The only part of his life that he could live for the glory of God were the final hours of it. And it was lived out entirely as he was dying, nailed to a Roman cross alongside the Lord of glory.
And yet... those final hours and moments weren't wasted. In fact, if you think about it, those final moments were more significant for the cause of God and truth than are the years and decades of many saints. How many millions have been touched and moved and instructed and admonished and comforted and strengthened by his simple testimony at the end of his life? "Lord, remember me when thou comest into thy kingdom." What faith! What humility! What evidence of a changed life! If this is not radical conversion to Christ, I don't know what is.
Here was a wasted life that wasn't. God redeemed those final moments in his life. He may have lived a life against God for most of his life, but the last hours of it speak with a volume that drown out all the noise of the previous years.
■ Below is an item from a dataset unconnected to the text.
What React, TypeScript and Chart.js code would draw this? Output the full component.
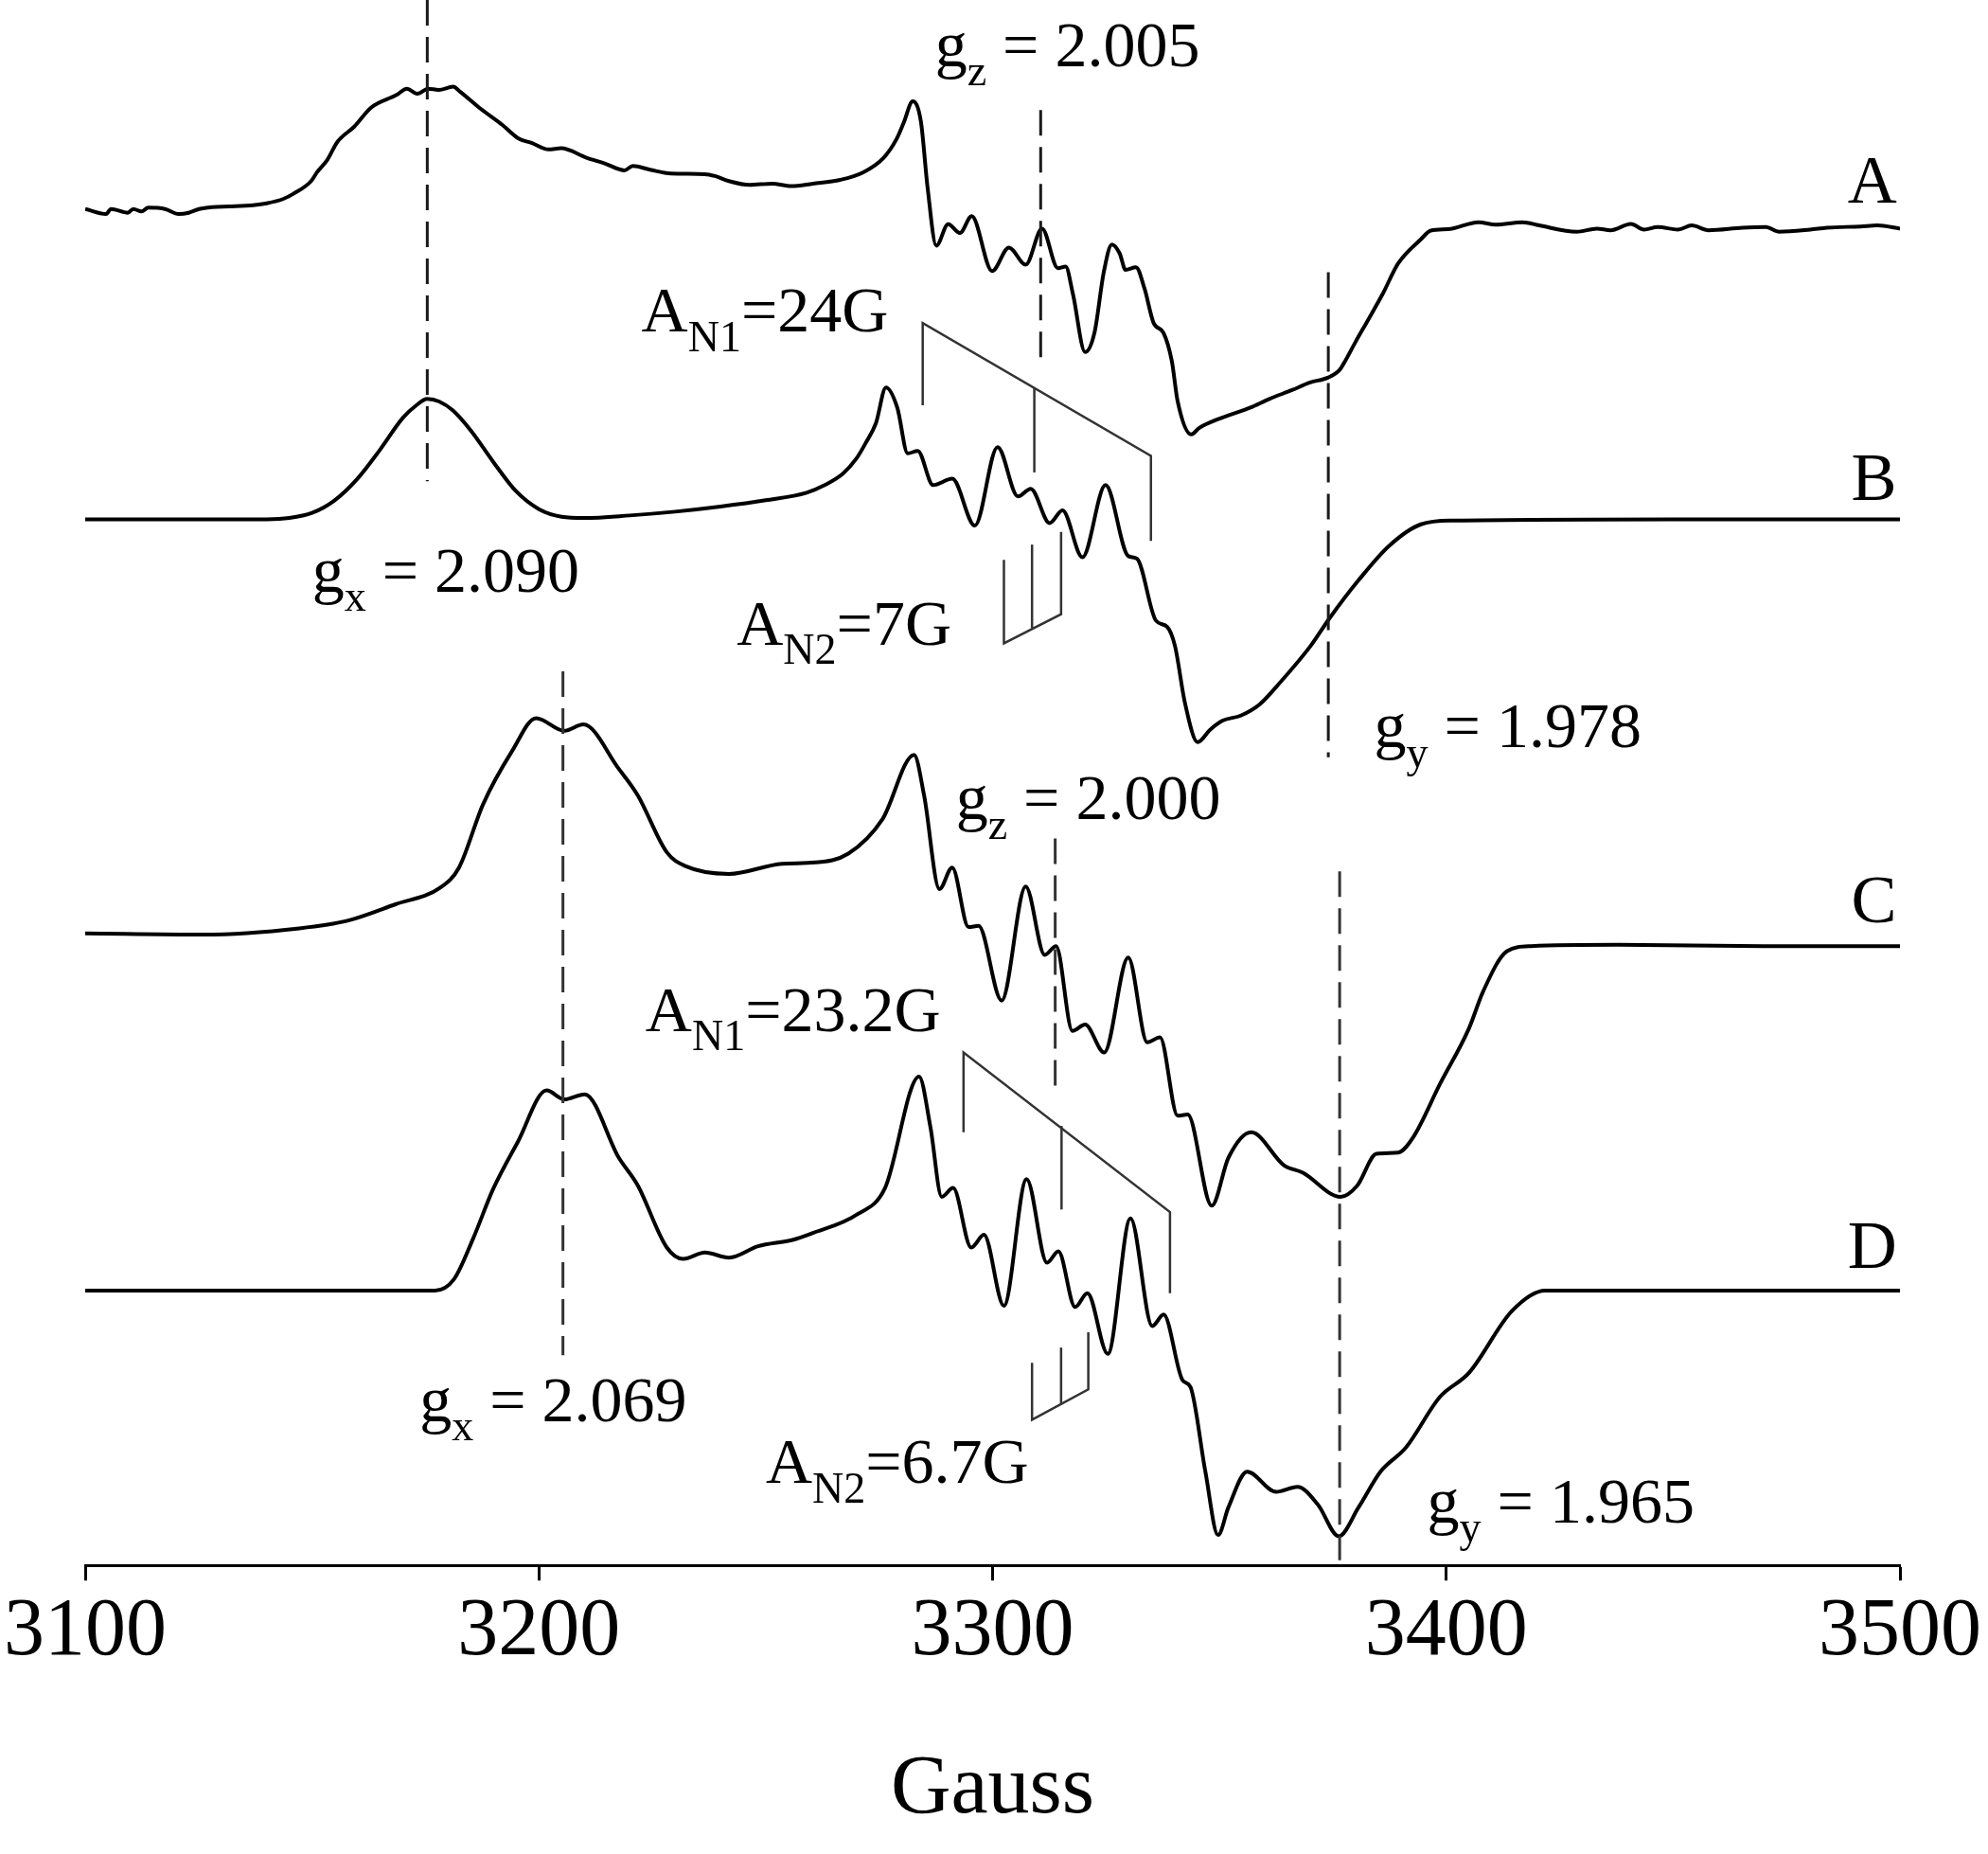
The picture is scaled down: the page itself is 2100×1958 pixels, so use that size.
import { useEffect, useRef } from 'react';
import { Chart, registerables } from 'chart.js';

Chart.register(...registerables);

// ---------- axis ----------
const FIELD_MIN = 3100;
const FIELD_MAX = 3500;
const fieldTickStep = 100;
const axisTitle = 'Gauss';

// ---------- traces (field in Gauss, signal in arbitrary units relative to each baseline) ----------
const traceLabels = ['A', 'B', 'C', 'D'];
const traceOffsets = [1071, 826, 496, 217];

const fieldA = [3100, 3104.6, 3105.7, 3109.4, 3110.6, 3112.4, 3113.9, 3117.6, 3120.6, 3122.8, 3125.1, 3128, 3131.8, 3137, 3140, 3143.7, 3145.9, 3149.8, 3151.1, 3153.4, 3155.6, 3159.3, 3163, 3168.6, 3170.9, 3173.2, 3175.6, 3177.9, 3181.1, 3182.5, 3187.2, 3191.9, 3195.6, 3198.5, 3202.1, 3204.9, 3210.5, 3214.5, 3218.9, 3220.7, 3224.5, 3229.1, 3236.6, 3238.8, 3241.9, 3246.4, 3251.4, 3255.6, 3260.4, 3266.4, 3271.5, 3276, 3278.8, 3280.4, 3282.4, 3284.2, 3285.7, 3287.6, 3290.2, 3292.8, 3295.4, 3299.9, 3303.6, 3307.3, 3310.9, 3314.4, 3316.1, 3317.7, 3320.4, 3322.5, 3324.5, 3326.3, 3328, 3329.3, 3331.6, 3333.5, 3335.5, 3337.7, 3339.5, 3340.8, 3343.8, 3345.5, 3348.3, 3352, 3356.7, 3361, 3366, 3370, 3374, 3376.5, 3377.4, 3380, 3382.7, 3386, 3389.4, 3394.4, 3396.6, 3400.4, 3407.1, 3410.9, 3416.8, 3420.5, 3428.7, 3433.2, 3436.2, 3440.7, 3443.6, 3446.6, 3451.1, 3454.1, 3457.8, 3465.3, 3470.4, 3473.4, 3480.2, 3483.9, 3491.3, 3495, 3500];
const signalA = [0, -4, 0, -3, 0, -2, 1, 0, -4, -3, 0, 1.5, 2, 3, 4.5, 8, 12, 22, 29, 39, 53, 65, 80, 90, 95, 91, 95, 94, 96.5, 93, 79, 66.5, 55.5, 52, 47, 48, 40.5, 36, 30.5, 34, 31, 28, 27.5, 26, 22, 19, 20, 18, 20, 23, 29, 40.5, 55, 68, 85, 69, 16, -29, -12, -19, -5.6, -49, -30.5, -44, -15.5, -46.7, -45.4, -67, -113, -97, -50, -28, -35, -48, -46, -63, -90, -98, -120, -152, -178, -173, -168, -163, -157, -150, -143, -137, -133, -127, -122, -105, -88, -67, -43, -24, -17, -16, -10.5, -12.3, -10.5, -13, -18, -15.5, -16.8, -11.8, -16.3, -14.3, -16.3, -13, -16.8, -14.8, -14.3, -18, -16.3, -14.8, -13.8, -13, -15.5];

const fieldB = [3100, 3120, 3140, 3145, 3150, 3155, 3160, 3165, 3170, 3173, 3175.4, 3178, 3181, 3185, 3190, 3195, 3200, 3205, 3210, 3220, 3230, 3240, 3250, 3259, 3263, 3267, 3270, 3272, 3274.3, 3276.5, 3279, 3281.3, 3283.5, 3286.9, 3291.1, 3296.1, 3301.1, 3305.6, 3308.4, 3312.6, 3315.4, 3319.8, 3324.9, 3329.9, 3331.8, 3336, 3338.5, 3340.2, 3342.4, 3345.2, 3348, 3350.7, 3354.7, 3358.9, 3363.1, 3370.1, 3374.3, 3380.7, 3387.4, 3394.4, 3401.4, 3450, 3500];
const signalB = [0, 0, 0, 1, 5, 15, 32, 55, 80, 90, 95, 93, 86, 70, 45, 22, 8, 2, 1, 3, 6, 10, 15, 21, 27, 36, 48, 60, 76, 104, 88, 52, 54, 27, 32, -5, 57, 18, 24, -3, 7, -30, 27, -29, -31, -80, -85, -100, -145, -176, -166, -159, -155, -146, -130, -100, -78, -48, -21, -4, -1, 0, 0];

const fieldC = [3100, 3126, 3147.2, 3157.8, 3168.4, 3178.2, 3182.4, 3187.7, 3194.1, 3199.4, 3205.6, 3209.8, 3217.6, 3221.8, 3228.2, 3232.4, 3241.9, 3253.6, 3260.9, 3268.2, 3275.7, 3282.7, 3284.9, 3288.3, 3291.1, 3294.7, 3296.9, 3302, 3307.3, 3311.5, 3314, 3317.6, 3320.4, 3324.6, 3329.9, 3334.1, 3336.9, 3340.8, 3343, 3348.3, 3352, 3357, 3364.2, 3368.4, 3376.7, 3380.4, 3384.6, 3389.4, 3392.7, 3398.6, 3405, 3408.1, 3413.4, 3418.7, 3438, 3470, 3500];
const signalC = [3, 2, 7, 13, 26, 39, 55, 105, 147, 173, 163, 168, 133, 112, 67, 56, 50, 58, 59, 66, 93, 144, 112, 38, 55, 8, 9, -50, 40, -14, -7, -74, -69, -91, -16, -83, -79, -141, -140, -212, -174, -154, -180, -186, -205, -196, -171, -170, -158, -116, -72, -43, -11, -7, -6, -7, -7];

const fieldD = [3100, 3177.1, 3181.3, 3185.5, 3189.9, 3195.3, 3201.7, 3205.6, 3210.1, 3217.6, 3221.8, 3228.2, 3231.8, 3236.6, 3241.9, 3248.3, 3255.9, 3260, 3270.1, 3276.3, 3283.8, 3286.3, 3288.8, 3291.3, 3295.3, 3298.1, 3302.5, 3307.5, 3312, 3314.5, 3318.2, 3320.9, 3325.4, 3330.4, 3335.2, 3337.7, 3341.9, 3343.6, 3346.9, 3349.7, 3352, 3356.1, 3362.5, 3367.2, 3371.7, 3376.3, 3380.7, 3385.5, 3391.1, 3398.6, 3405, 3414.5, 3421.8, 3460, 3500];
const signalD = [0, 0, 9, 41, 80, 117, 158, 151, 155, 105, 83, 34, 25, 30, 26, 35, 40, 45, 60, 81, 169, 129, 74, 81, 34, 44, -12, 88, 22, 31, -13, -2, -50, 57, -28, -19, -71, -76, -143, -193, -171, -143, -159, -155, -169, -194, -171, -143, -124, -84, -65, -16, 0, 0, 0];

const traceFields = [fieldA, fieldB, fieldC, fieldD];
const traceSignals = [signalA, signalB, signalC, signalD];

// ---------- annotations (field in Gauss, level in the same units as the stacked traces) ----------
const gMarkerFields = [3175.4, 3310.6, 3374.0, 3205.3, 3313.8, 3376.5];
const gMarkerTops = [1236, 1149, 1021, 706, 574, 548];
const gMarkerBottoms = [856, 948, 638, 166, 372, 4];

// stick diagrams: polylines of [field, level]
const stickDiagrams: number[][][] = [
  [[3284.6, 916], [3284.6, 981], [3334.9, 876], [3334.9, 809]],
  [[3309.2, 930], [3309.2, 863]],
  [[3302.5, 794], [3302.5, 728], [3315.1, 751], [3315.1, 816]],
  [[3308.7, 806], [3308.7, 740]],
  [[3293.6, 342], [3293.6, 405], [3339.1, 279], [3339.1, 215]],
  [[3315.2, 347], [3315.2, 281]],
  [[3308.7, 160], [3308.7, 115], [3321.1, 139], [3321.1, 184]],
  [[3315.1, 172], [3315.1, 127]],
];

type Part = [string, boolean];
const labelParts: Part[][] = [
  [['g', false], ['z', true], [' = 2.005', false]],
  [['A', false], ['N1', true], ['=24G', false]],
  [['g', false], ['x', true], [' = 2.090', false]],
  [['A', false], ['N2', true], ['=7G', false]],
  [['g', false], ['y', true], [' = 1.978', false]],
  [['g', false], ['z', true], [' = 2.000', false]],
  [['A', false], ['N1', true], ['=23.2G', false]],
  [['g', false], ['x', true], [' = 2.069', false]],
  [['A', false], ['N2', true], ['=6.7G', false]],
  [['g', false], ['y', true], [' = 1.965', false]],
];
const labelFields = [3287.3, 3222.6, 3150.0, 3243.6, 3384.1, 3291.9, 3223.5, 3173.7, 3250.0, 3395.8];
const labelLevels = [1184, 974, 769, 727, 646, 589, 422, 114, 65, 34];
const traceLabelField = 3499.3;
const traceLabelLevels = [1076, 841, 508, 235];

const SERIF = '"Liberation Serif", "Times New Roman", Times, serif';

function drawRich(ctx: CanvasRenderingContext2D, parts: Part[], x: number, y: number, size: number) {
  let cx = x;
  const subSize = Math.round(size * 0.68);
  for (const [text, sub] of parts) {
    ctx.font = `${sub ? subSize : size}px ${SERIF}`;
    ctx.fillText(text, cx, sub ? y + size * 0.3 : y);
    cx += ctx.measureText(text).width;
  }
}

const annotationPlugin = {
  id: 'eprAnnotations',
  afterDatasetsDraw(chart: any) {
    const { ctx } = chart;
    const xs = chart.scales.x;
    const ys = chart.scales.y;
    const px = (g: number) => xs.getPixelForValue(g);
    const py = (v: number) => ys.getPixelForValue(v);
    ctx.save();
    // dashed g markers
    ctx.lineWidth = 3;
    ctx.setLineDash([27, 12]);
    gMarkerFields.forEach((f, i) => {
      ctx.strokeStyle = i < 3 ? '#1a1a1a' : '#333';
      ctx.beginPath();
      ctx.moveTo(px(f), py(gMarkerTops[i]));
      ctx.lineTo(px(f), py(gMarkerBottoms[i]));
      ctx.stroke();
    });
    // stick diagrams
    ctx.setLineDash([]);
    ctx.lineWidth = 2.5;
    ctx.strokeStyle = '#333';
    stickDiagrams.forEach((poly) => {
      ctx.beginPath();
      poly.forEach(([f, v], j) => {
        if (j === 0) ctx.moveTo(px(f), py(v));
        else ctx.lineTo(px(f), py(v));
      });
      ctx.stroke();
    });
    // texts
    ctx.fillStyle = '#000';
    ctx.textBaseline = 'alphabetic';
    ctx.textAlign = 'left';
    labelParts.forEach((parts, i) => {
      drawRich(ctx, parts, px(labelFields[i]), py(labelLevels[i]), 68);
    });
    ctx.textAlign = 'right';
    ctx.font = `72px ${SERIF}`;
    traceLabels.forEach((t, i) => {
      ctx.fillText(t, px(traceLabelField), py(traceLabelLevels[i]));
    });
    ctx.restore();
  },
};

export default function App() {
  const canvasRef = useRef<HTMLCanvasElement | null>(null);

  useEffect(() => {
    const canvas = canvasRef.current;
    if (!canvas) return;
    const datasets = traceLabels.map((label, t) => ({
      label,
      data: traceFields[t].map((f, i) => ({ x: f, y: traceOffsets[t] + traceSignals[t][i] })),
      borderColor: '#000',
      borderWidth: 4,
      pointRadius: 0,
      fill: false,
      cubicInterpolationMode: 'monotone' as const,
    }));
    const chart = new Chart(canvas, {
      type: 'line',
      data: { datasets },
      options: {
        animation: false,
        responsive: false,
        maintainAspectRatio: false,
        devicePixelRatio: 1,
        layout: { padding: { left: 89, right: 93, top: 0, bottom: 14 } },
        plugins: { legend: { display: false }, tooltip: { enabled: false } },
        scales: {
          x: {
            type: 'linear',
            position: 'bottom',
            min: FIELD_MIN,
            max: FIELD_MAX,
            ticks: {
              stepSize: fieldTickStep,
              padding: 4,
              color: '#000',
              font: { family: SERIF, size: 86 },
              callback: (v: any) => String(v),
            },
            grid: {
              display: true,
              drawOnChartArea: false,
              drawTicks: true,
              tickLength: 16,
              tickWidth: 3,
              tickColor: '#000',
            },
            border: { display: true, color: '#000', width: 3 },
            title: {
              display: true,
              text: axisTitle,
              color: '#000',
              font: { family: SERIF, size: 88 },
              padding: { top: 58, bottom: 0 },
            },
          },
          y: { type: 'linear', display: false, min: 0, max: 1236 },
        },
      },
      plugins: [annotationPlugin],
    });
    return () => chart.destroy();
  }, []);

  return (
    <div style={{ position: 'absolute', left: 0, top: 0, width: 2100, height: 1958, background: '#fff' }}>
      <canvas ref={canvasRef} width={2100} height={1958} style={{ width: 2100, height: 1958, display: 'block' }} />
    </div>
  );
}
How can this be? Because God is a God of grace. Because we don't enter the kingdom on the basis of our good works but because of what Jesus has done for us. The thief on the cross did not purge his own sins, even as he suffered on a literal cross. But the God-Man on the cross next to his was purging away all the sins of the thief as he hung on his cross, to present him to the Father "holy and unblameable and unreproveable in his sight" (Col. 1:22).
My friend, I don't know where you stand. Maybe you are crippled by a deep sadness of a wasted life. If that is the case, my advice to you is this: don't let your past paralyze you from living in the future for the glory of God. Repent of your sins and turn in faith to Jesus and put your confidence in him alone as Lord and Savior. Like the thief on the cross, you will find that God is able to redeem your past and magnify your future however short it may be. God is able to "restore to you the years that the locust hath eaten" (Joel 2:25). More than that: he is able to give eternal life to you. Those who turn to Jesus and embrace him by faith will find the same grace found by the thief: "Truly I say to you . . . you shall be with me in Paradise."